# YOUR OBJECTIVE:
Search the data for the string "that" and extract every line where it appears.

# EXTRACTED MATERIAL:
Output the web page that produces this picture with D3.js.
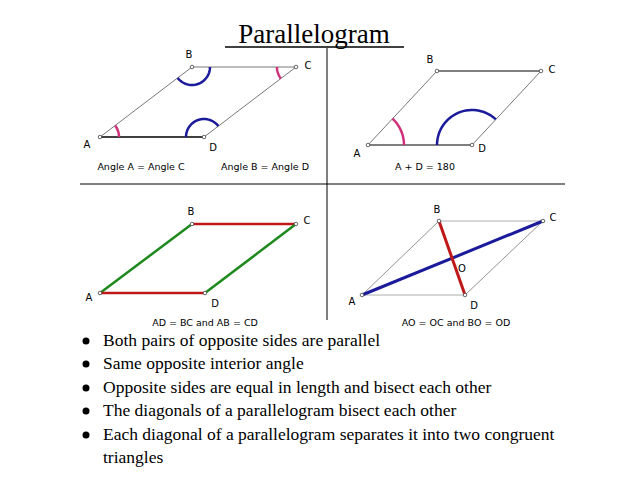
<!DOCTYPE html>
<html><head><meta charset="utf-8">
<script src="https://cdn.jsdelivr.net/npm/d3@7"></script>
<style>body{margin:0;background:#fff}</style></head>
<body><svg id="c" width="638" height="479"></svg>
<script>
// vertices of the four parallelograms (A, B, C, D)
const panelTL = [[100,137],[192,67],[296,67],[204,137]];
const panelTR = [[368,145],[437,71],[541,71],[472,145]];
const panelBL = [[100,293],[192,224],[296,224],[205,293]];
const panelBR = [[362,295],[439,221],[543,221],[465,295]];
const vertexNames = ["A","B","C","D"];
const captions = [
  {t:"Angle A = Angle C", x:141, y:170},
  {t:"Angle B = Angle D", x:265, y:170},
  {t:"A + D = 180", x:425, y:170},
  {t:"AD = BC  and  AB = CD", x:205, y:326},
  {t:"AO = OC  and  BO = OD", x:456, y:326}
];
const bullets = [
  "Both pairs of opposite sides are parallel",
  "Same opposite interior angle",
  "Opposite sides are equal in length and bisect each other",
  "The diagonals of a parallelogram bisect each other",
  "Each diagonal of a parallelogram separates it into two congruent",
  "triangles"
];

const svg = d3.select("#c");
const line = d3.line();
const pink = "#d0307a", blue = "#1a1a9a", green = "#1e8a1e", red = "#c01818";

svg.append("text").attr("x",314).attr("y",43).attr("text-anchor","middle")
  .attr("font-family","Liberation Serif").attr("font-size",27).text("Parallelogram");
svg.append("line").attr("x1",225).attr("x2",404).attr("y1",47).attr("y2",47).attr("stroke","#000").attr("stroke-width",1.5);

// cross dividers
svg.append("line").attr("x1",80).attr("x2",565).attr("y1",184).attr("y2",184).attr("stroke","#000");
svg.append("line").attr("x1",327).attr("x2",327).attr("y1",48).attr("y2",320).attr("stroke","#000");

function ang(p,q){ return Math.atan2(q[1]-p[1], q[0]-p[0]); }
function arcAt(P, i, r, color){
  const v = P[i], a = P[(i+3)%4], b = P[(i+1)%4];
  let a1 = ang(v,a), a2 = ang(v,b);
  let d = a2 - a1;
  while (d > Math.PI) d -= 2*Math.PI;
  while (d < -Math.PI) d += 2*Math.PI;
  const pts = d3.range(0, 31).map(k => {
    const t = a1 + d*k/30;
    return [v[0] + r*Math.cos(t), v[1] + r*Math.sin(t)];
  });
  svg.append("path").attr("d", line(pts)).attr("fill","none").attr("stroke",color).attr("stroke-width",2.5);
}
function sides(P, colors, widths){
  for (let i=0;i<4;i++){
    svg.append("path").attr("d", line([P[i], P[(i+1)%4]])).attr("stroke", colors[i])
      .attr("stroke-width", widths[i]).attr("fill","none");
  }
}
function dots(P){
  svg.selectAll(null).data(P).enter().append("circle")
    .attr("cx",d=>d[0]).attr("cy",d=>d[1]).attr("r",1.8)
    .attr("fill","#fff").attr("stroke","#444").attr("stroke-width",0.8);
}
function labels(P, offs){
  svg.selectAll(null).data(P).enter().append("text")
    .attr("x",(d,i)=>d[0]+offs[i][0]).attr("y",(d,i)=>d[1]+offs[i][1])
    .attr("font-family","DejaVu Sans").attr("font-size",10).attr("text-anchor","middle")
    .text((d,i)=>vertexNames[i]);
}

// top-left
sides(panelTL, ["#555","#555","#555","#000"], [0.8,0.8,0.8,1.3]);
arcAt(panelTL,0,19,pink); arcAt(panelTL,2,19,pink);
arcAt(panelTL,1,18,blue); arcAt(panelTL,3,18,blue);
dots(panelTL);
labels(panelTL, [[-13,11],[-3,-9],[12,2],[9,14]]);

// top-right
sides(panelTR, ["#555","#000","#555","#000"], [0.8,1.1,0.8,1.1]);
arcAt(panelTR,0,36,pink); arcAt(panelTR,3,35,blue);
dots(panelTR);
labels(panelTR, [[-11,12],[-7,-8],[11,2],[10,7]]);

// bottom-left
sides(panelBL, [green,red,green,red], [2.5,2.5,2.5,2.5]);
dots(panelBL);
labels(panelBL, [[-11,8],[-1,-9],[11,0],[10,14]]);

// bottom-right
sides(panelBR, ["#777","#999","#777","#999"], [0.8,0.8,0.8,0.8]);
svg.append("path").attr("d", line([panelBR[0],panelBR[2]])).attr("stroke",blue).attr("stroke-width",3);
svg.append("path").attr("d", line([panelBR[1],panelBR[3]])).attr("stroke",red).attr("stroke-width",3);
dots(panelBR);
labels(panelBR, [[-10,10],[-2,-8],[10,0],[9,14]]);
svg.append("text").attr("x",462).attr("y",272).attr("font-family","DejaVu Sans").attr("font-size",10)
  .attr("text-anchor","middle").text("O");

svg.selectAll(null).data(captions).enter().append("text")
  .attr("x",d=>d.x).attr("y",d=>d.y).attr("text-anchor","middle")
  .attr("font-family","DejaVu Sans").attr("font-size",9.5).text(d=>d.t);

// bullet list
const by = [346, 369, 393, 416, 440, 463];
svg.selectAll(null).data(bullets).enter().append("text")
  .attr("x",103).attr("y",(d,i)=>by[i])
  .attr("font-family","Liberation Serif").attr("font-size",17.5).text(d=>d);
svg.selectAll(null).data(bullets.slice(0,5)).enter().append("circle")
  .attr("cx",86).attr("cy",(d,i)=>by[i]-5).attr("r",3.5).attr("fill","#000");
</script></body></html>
* * *
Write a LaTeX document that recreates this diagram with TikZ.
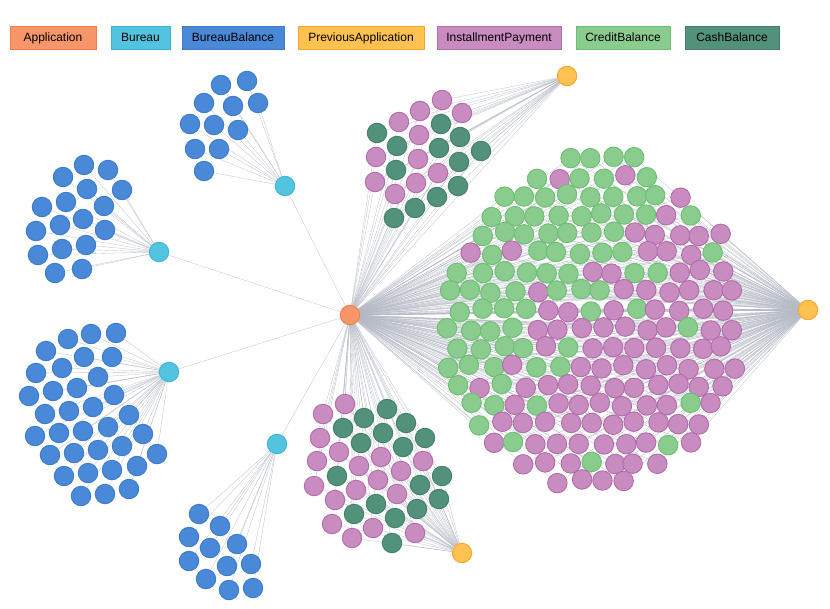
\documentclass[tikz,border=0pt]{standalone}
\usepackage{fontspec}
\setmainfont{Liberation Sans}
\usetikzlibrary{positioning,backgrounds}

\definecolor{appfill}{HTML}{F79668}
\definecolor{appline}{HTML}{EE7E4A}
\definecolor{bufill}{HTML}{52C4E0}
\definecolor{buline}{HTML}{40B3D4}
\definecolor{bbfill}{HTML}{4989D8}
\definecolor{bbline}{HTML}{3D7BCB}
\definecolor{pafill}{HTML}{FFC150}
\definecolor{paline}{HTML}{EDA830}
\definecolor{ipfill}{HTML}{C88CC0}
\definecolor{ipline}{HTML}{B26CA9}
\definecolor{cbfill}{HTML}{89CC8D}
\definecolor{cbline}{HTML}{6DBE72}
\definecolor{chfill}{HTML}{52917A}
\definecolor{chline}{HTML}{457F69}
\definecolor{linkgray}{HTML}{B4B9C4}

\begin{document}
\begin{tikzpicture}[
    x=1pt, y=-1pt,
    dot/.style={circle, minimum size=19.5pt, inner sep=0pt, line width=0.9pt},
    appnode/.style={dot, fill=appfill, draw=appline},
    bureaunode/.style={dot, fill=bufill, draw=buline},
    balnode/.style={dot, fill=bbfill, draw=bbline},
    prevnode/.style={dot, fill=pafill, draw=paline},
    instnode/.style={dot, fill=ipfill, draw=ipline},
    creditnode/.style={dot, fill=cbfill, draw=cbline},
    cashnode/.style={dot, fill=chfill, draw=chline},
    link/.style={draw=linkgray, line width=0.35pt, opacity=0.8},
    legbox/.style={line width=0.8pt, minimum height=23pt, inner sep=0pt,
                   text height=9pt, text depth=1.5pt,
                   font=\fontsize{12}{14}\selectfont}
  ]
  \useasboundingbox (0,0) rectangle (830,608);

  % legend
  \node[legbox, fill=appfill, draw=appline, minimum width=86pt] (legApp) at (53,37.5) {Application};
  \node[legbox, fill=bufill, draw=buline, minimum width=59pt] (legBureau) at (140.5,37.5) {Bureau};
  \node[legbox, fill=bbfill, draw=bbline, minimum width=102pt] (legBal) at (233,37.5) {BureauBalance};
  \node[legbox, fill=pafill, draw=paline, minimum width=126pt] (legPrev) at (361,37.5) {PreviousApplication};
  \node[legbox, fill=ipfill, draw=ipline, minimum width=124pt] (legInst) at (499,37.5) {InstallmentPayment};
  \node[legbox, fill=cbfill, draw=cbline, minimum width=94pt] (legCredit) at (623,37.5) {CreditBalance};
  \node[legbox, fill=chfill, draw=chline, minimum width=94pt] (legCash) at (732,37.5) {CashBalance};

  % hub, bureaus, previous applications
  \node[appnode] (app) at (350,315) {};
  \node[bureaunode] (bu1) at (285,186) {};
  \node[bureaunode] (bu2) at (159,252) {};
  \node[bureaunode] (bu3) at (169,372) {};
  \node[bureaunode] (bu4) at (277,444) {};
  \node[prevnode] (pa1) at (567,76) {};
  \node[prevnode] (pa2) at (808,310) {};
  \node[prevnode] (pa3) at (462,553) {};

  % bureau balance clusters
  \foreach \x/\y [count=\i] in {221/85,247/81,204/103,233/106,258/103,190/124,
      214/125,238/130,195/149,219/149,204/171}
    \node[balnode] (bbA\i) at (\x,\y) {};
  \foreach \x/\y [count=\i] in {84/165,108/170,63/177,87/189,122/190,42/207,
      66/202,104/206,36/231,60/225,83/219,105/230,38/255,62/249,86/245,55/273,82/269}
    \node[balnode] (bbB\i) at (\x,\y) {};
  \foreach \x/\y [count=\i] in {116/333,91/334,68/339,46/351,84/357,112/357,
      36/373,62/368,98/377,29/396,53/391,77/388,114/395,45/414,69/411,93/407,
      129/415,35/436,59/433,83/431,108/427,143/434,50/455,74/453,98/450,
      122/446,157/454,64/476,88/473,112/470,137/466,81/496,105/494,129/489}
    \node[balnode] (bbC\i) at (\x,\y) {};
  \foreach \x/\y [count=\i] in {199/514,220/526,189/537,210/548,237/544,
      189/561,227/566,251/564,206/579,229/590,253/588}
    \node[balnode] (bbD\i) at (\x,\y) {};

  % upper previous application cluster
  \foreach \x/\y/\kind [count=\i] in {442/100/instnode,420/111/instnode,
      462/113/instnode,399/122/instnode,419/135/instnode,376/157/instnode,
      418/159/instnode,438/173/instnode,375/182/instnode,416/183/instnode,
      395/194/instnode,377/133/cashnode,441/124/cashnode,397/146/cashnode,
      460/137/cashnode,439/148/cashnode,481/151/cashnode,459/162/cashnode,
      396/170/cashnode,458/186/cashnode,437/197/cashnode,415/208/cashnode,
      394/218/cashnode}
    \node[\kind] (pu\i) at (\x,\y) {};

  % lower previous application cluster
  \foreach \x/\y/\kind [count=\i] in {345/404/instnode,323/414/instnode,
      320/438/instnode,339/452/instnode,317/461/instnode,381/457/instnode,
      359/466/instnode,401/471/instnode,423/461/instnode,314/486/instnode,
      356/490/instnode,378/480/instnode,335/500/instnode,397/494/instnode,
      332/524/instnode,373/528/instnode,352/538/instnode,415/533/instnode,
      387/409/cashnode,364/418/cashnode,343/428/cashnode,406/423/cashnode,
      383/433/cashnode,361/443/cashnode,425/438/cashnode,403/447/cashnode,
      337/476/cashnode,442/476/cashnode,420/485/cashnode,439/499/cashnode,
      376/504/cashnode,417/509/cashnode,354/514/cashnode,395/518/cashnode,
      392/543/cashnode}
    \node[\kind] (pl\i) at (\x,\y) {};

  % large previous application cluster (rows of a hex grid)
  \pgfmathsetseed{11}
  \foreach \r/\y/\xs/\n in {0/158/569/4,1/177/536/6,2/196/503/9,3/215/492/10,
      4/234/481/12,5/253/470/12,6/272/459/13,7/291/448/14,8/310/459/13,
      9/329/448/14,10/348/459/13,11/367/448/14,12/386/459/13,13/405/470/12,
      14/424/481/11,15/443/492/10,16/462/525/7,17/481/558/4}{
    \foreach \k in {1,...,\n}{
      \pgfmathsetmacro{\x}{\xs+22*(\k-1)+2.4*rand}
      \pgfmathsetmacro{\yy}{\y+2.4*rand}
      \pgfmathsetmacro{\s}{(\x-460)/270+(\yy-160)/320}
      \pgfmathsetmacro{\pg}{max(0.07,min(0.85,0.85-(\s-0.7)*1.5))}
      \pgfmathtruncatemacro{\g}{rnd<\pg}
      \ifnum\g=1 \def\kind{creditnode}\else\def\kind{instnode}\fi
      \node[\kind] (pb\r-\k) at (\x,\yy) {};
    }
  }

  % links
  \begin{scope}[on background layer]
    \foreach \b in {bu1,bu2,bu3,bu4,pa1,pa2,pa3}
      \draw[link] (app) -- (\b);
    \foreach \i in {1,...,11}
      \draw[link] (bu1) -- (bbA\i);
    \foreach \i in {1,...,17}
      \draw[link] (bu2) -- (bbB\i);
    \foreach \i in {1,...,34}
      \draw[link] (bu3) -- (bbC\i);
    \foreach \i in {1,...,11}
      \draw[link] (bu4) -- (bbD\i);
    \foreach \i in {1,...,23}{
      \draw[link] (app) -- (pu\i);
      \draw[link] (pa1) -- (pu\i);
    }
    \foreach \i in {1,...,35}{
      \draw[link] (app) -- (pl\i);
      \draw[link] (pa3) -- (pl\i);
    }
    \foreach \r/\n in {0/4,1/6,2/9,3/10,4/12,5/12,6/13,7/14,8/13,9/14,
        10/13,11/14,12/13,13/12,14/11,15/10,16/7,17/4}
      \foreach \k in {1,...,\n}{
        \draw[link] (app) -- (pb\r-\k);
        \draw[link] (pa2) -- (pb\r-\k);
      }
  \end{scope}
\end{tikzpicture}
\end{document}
---
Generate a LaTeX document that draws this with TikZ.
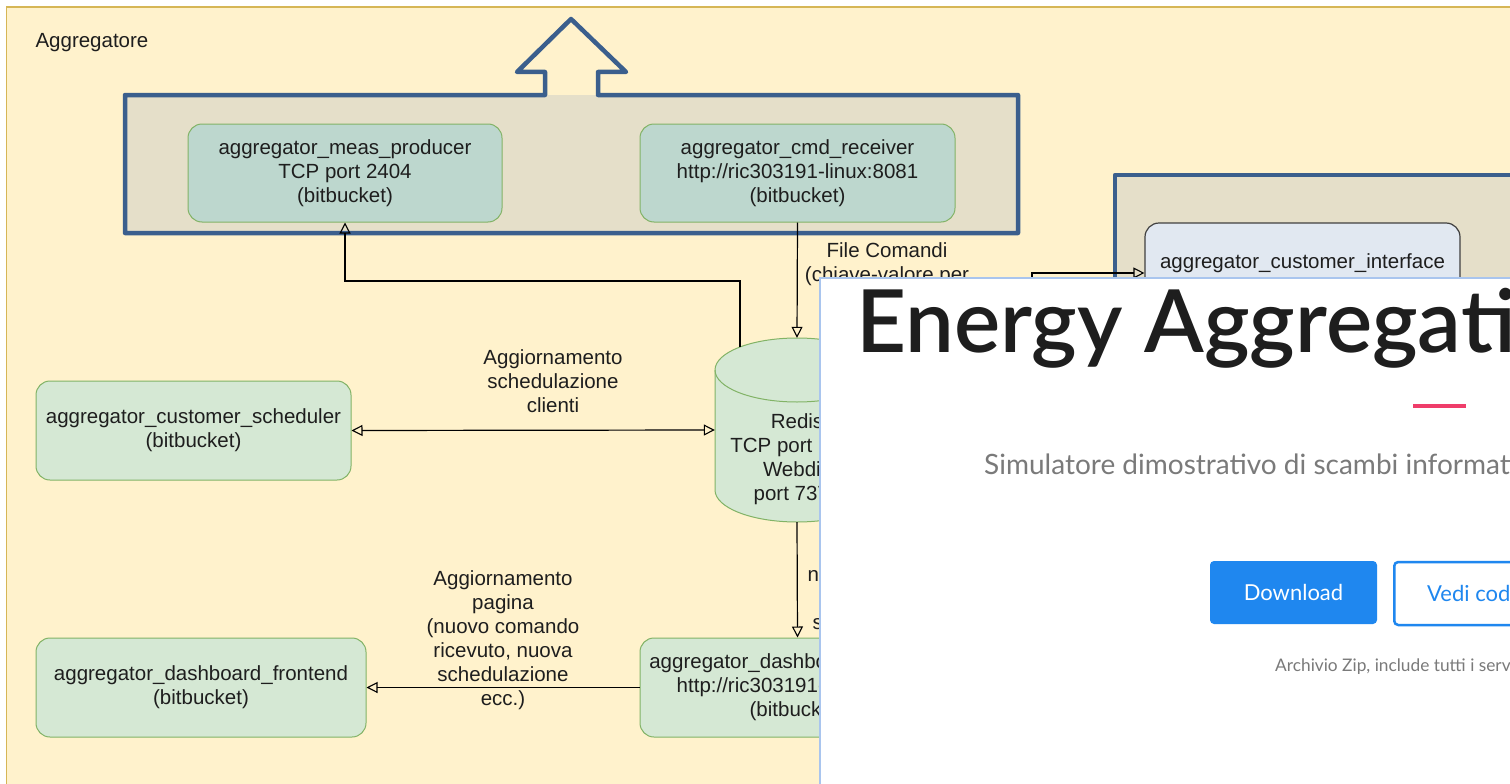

# SOLUTION TO THIS PROBLEM:
Output the web page that produces this picture with D3.js.
Write a LaTeX document that recreates this diagram with TikZ.
Generate a LaTeX document that draws this with TikZ.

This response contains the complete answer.